Kita tentu pernah mendengar kisah seorang adab badui yang kencing di salah satu sudut masjid nabawi. Nabi shallallahu ‘alaihi wa sallam tidak langsung menghardiknya. Bahkan beliau membiarkannya menyelesaikan hajatnya itu lalu memerintahkan untuk bekas kencingnya disiram dengan air -karena lantai masjid ketika itu berupa pasir- lalu menasihatinya dengan lemah lembut.

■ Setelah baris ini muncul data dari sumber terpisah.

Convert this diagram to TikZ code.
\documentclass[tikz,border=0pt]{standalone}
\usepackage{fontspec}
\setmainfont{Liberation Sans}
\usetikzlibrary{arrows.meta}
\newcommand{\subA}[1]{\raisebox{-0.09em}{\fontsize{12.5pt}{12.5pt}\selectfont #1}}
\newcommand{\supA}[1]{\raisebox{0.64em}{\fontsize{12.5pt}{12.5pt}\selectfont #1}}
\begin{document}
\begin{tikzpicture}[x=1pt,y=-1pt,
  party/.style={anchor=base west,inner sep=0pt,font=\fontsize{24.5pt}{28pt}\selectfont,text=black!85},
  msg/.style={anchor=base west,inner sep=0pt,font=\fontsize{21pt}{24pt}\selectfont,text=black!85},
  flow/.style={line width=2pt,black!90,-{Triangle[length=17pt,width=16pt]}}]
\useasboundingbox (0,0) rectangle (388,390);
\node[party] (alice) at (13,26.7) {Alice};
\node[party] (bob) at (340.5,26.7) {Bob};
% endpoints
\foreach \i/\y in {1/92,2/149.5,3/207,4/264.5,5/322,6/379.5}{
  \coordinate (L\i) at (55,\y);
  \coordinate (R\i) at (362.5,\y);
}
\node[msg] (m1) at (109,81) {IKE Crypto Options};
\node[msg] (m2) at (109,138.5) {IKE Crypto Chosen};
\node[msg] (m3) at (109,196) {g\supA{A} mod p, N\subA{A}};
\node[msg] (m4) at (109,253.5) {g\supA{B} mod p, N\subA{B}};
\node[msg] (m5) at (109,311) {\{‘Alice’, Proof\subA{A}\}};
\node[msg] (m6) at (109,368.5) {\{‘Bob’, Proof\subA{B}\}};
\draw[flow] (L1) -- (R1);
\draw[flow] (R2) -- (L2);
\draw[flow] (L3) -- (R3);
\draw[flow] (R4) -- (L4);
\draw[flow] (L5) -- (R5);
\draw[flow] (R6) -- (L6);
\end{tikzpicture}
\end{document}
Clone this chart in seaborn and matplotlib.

Para ulama kita juga menasihatkan agar seorang yang berdakwah selalu memperbaiki niat dan keikhlasan hatinya. Sebab tidak sedikit orang yang berdakwah tetapi sebenarnya dia sedang mengajak orang demi kepentingan diri atau hawa nafsunya. Hal ini pun telah diingatkan oleh Syaikh Muhammad at-Tamimi rahimahullah dalam Kitab Tauhid-nya yang sangat fenomenal…

Dari sana lah para ulama terdahulu semacam Imam al-Bukhari, Imam Abdul Ghani al-Maqdisi, begitu pula Imam an-Nawawi rahimahumullah menyebutkan hadits tentang niat di bagian awal kitab-kitab hadits mereka, seperti dalam Shahih Bukhari, Umdatul Ahkam dan Arba’in Nawawiyah. Ini semuanya menjadi peringatan sekaligus motivasi untuk senantiasa menjaga kelurusan niat dalam beramal. Ibnul Mubarok rahimahullah -seorang ulama tabiin- berkata, “Betapa banyak amal yang kecil menjadi besar karena niatnya, dan betapa banyak amal besar menjadi kecil/tidak berarti juga gara-gara niatnya.”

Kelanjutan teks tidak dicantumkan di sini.